The threat of a new nationalism (1)
In a previous
post, I worried that left populists would prosecute a war against all of
neoliberalism’s hegemonic social forms, neglecting the progressive side of
neoliberalism and sabotaging the chance for real progress. This may have struck
some readers as counterintuitive: those of us pursuing a vision of human
equality, solidarity, and true freedom are not used to thinking about
neoliberalism as progressive in any way. The rapacity of economic elites freed from all constraints; skyrocketing
inequality reshaping work, politics, and culture so that increasingly we are
all reconstituted as servants or dependents of the rich; whole populations rendered
unsuitable for participation in mainstream life by the economic disintegration
of their social ecology; accelerating environmental degradation; intensifying
exploitation – these are our associations with neoliberalism.
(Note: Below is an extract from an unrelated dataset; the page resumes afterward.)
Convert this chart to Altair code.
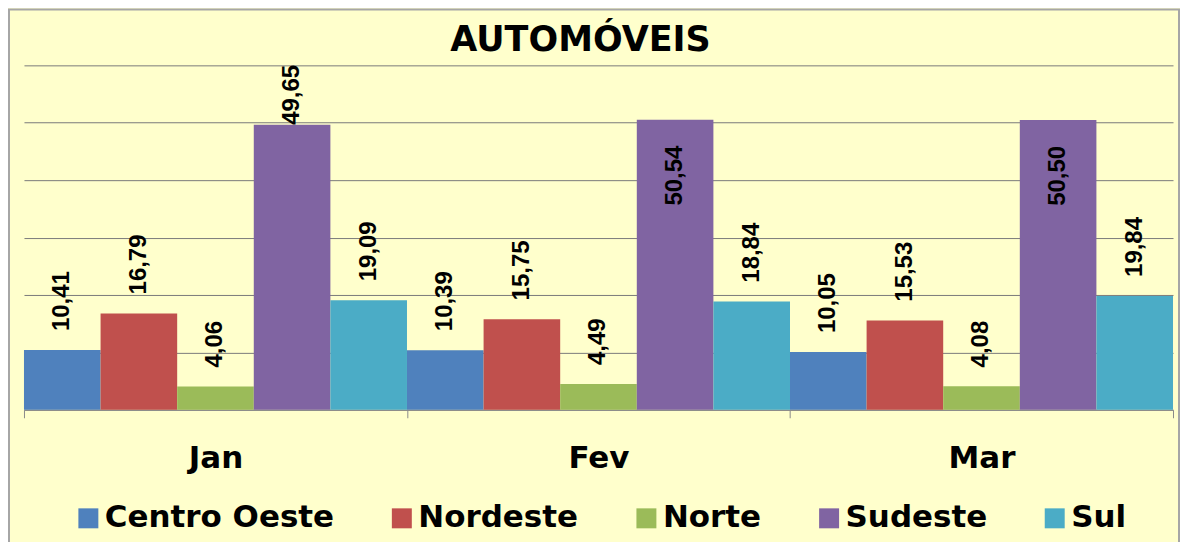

But neoliberalism is (or was) a social totality: all the dominant forms
of the last thirty years were components of neoliberalism as a coherent system.
That includes progressive (but not unproblematic) impulses like gender
equality, multiculturalism, and skepticism of authority. Because the crisis of
neoliberalism has manifested itself primarily in the economic realm, and these
forms of consciousness have no clear connection to the economy, they are for
the moment secure (what comes after neoliberalism will, however, reshape them
– for better or worse). Under much greater immediate threat is one other
progressive side of neoliberalism: the erosion of the nation form.